Beyond the GF labels on the menu
Tonight I had a team dinner at Lift Bar Grill View in Vancouver — a beautiful spot on the Coal Harbour waterfront, and a place that’s well known among the celiac crowd for taking gluten-free seriously.
The menu marks a good number of dishes gluten-free — look for the little GF icon. As a celiac, that alone is a relief. But here’s the lesson I keep relearning: the GF marks are a floor, not a ceiling. There are almost always more safe options than the menu lets on, if you ask the right person the right way.
When the server came over, I did what I always do: I told her I have celiac disease and need strict gluten-free. I could tell she got it — the moment I said “celiac,” she nodded. That nod matters. It’s the first signal that the person in front of you understands the difference between a preference and a medical requirement.
I started with the obvious and asked whether the GF-marked items were genuinely celiac-safe. Yes. So I ordered the halibut. Then I went off-script: “Do you have any potato options that are safe for me?” The menu listed scalloped and fingerling potatoes — neither marked GF. Without hesitating, she said, “Yes, we can prepare the fingerling potatoes in a skillet for you to avoid any chance of cross-contamination.”
That sentence is everything. She didn’t just say “sure” — she named the actual risk, cross-contamination, and the fix.
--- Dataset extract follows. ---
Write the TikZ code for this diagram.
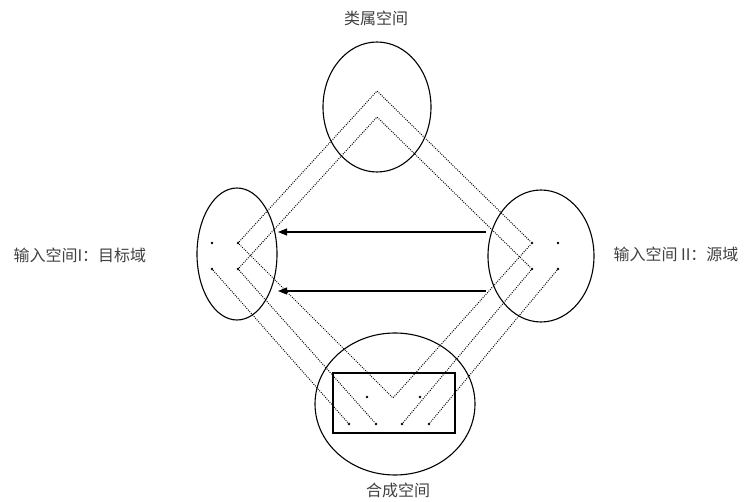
\documentclass[tikz,border=0pt]{standalone}
\usepackage{fontspec}
\newfontfamily\cjk{Noto Sans CJK SC}
\usetikzlibrary{shapes.geometric,arrows.meta,positioning}

\begin{document}
\begin{tikzpicture}[
    x=1pt, y=-1pt,
    space/.style={ellipse, draw, line width=1.1pt, inner sep=0pt},
    pt/.style={circle, fill=black, inner sep=0pt, minimum size=2.8pt},
    label/.style={font=\cjk\fontsize{16}{19}\selectfont, text=black!75},
    link/.style={dash pattern=on 0.9pt off 1.3pt, line width=1pt},
    arrow/.style={-{Triangle[length=9pt,width=7pt]}, line width=1.1pt}
]
\useasboundingbox (0,0) rectangle (748,502);

% the four spaces
\node[space, minimum width=108pt, minimum height=130pt] (generic) at (377,107) {};
\node[space, minimum width=80pt, minimum height=132pt] (target) at (237,254) {};
\node[space, minimum width=106pt, minimum height=132pt] (source) at (541,256) {};
\node[space, minimum width=160pt, minimum height=142pt] (blend) at (395,404) {};
\node[draw, line width=1.3pt, minimum width=122pt, minimum height=60pt, inner sep=0pt] (frame) at (394,403) {};

% labels
\node[label] (generic_lbl) at (376,18) {类属空间};
\node[label, anchor=west] (target_lbl) at (10,255) {输入空间I：目标域};
\node[label, anchor=west] (source_lbl) at (610,254) {输入空间 II：源域};
\node[label] (blend_lbl) at (398,490) {合成空间};

% elements in the input spaces
\node[pt] (t1) at (212,243) {};
\node[pt] (t2) at (238,243) {};
\node[pt] (t3) at (212,269) {};
\node[pt] (t4) at (238,269) {};
\node[pt] (s1) at (532,243) {};
\node[pt] (s2) at (558,243) {};
\node[pt] (s3) at (532,269) {};
\node[pt] (s4) at (558,269) {};

% elements in the generic space
\coordinate (g1) at (377,91);
\coordinate (g2) at (377,117);

% elements in the blend
\node[pt] (b1) at (367,397) {};
\node[pt] (b2) at (420,397) {};
\coordinate (bv) at (393,398);
\node[pt] (b3) at (349,424) {};
\node[pt] (b4) at (376,424) {};
\node[pt] (b5) at (402,424) {};
\node[pt] (b6) at (429,424) {};

% projections to the generic space
\draw[link] (t2) -- (g1) -- (s1);
\draw[link] (t4) -- (g2) -- (s3);

% projections to the blend
\draw[link] (t2) -- (bv) -- (s1);
\draw[link] (t3) -- (b3);
\draw[link] (t4) -- (b4);
\draw[link] (s3) -- (b5);
\draw[link] (s4) -- (b6);

% mapping from source to target
\coordinate (m1a) at (486,232);
\coordinate (m1b) at (278,232);
\coordinate (m2a) at (486,291);
\coordinate (m2b) at (278,291);
\draw[arrow] (m1a) -- (m1b);
\draw[arrow] (m2a) -- (m2b);

\end{tikzpicture}
\end{document}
That’s how you know an off-menu offer is trustworthy. Then I asked about bread, and she offered to toast me a gluten-free bun. I ordered both.
Two safe items that never appeared on the GF list, unlocked by one short conversation.
The takeaway: always ask, and listen to how they answer. The vocabulary a server uses tells you whether to trust the kitchen. Fair warning — it cuts both ways. I’ve had the opposite happen, too: confident-sounding staff who got it wrong (I tell one of those stories in my book). So ask, weigh the answer, and stay alert. But more often than you’d expect, a knowledgeable server turns a short GF list into a real meal.